Selanjutnya, membatalkan Tipikor pada Pengadilan Tinggi DKI Jakarta Nomor 34/PID.SUS-TPK/2019/PT.DKI tanggal September 2019.
Menanggapi keputusan lepas Karen, Kepala Pusat Penerangan Hukum Kejaksaan Agung Hari Setiyono menuturkan, akan mempelajari sepenuhnya putusan tersebut. Namun, ia menegaskan penanganan kasus korupsi tidak dapat disamakan.
"Kami akan mempelajari sepenuhnya keputusan tersebut," ucapnya.
Sebagai informasi kasus ini terjadi pada 2009 saat PT Pertamina Hulu Energi (PHE) melakukan akuisisi saham ROC Oil Ltd, sebesar 10%, untuk menggarap Blok BMG. Akibat kebijakan itu, Pertamina harus menanggung beberapa biaya yang timbul lainnya (cash call) dari Blok BMG sebesar US$26 juta.

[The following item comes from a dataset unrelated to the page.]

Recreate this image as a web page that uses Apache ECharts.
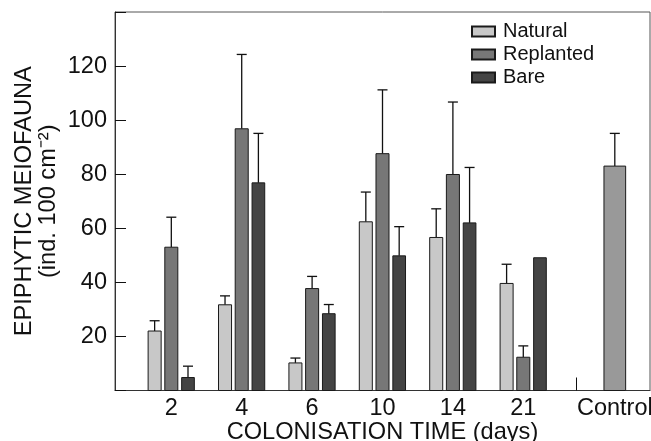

Hasil penyidikan Kejagung menemukan dugaan penyimpangan dalam proses pengusulan investasi di Blok BMG. Direksi diduga mengambil keputusan tanpa persetujuan Dewan Komisaris.
Pada 5 November 2010, Blok BMG ditutup setelah ROC Oil memutuskan penghentian produksi minyak mentah dengan alasan blok tersebut tidak ekonomis jika diteruskan produksi. Akibatnya, muncul kerugian keuangan negara dari Pertamina sebesar US$31 juta dan US$ 26 juta atau setara Rp568 miliar.
Tim penyidik Kejaksaan Agung kemudian menetapkan mantan Direktur Utama PT Pertamina Galaila Karen Agustiawan, Chief Legal Councel and Compliance PT Pertamina Genades Panjaitan dan Direktur Keuangan Pertamina Frederik ST Siahaan sebagai tersangka sejak 22 Maret 2018.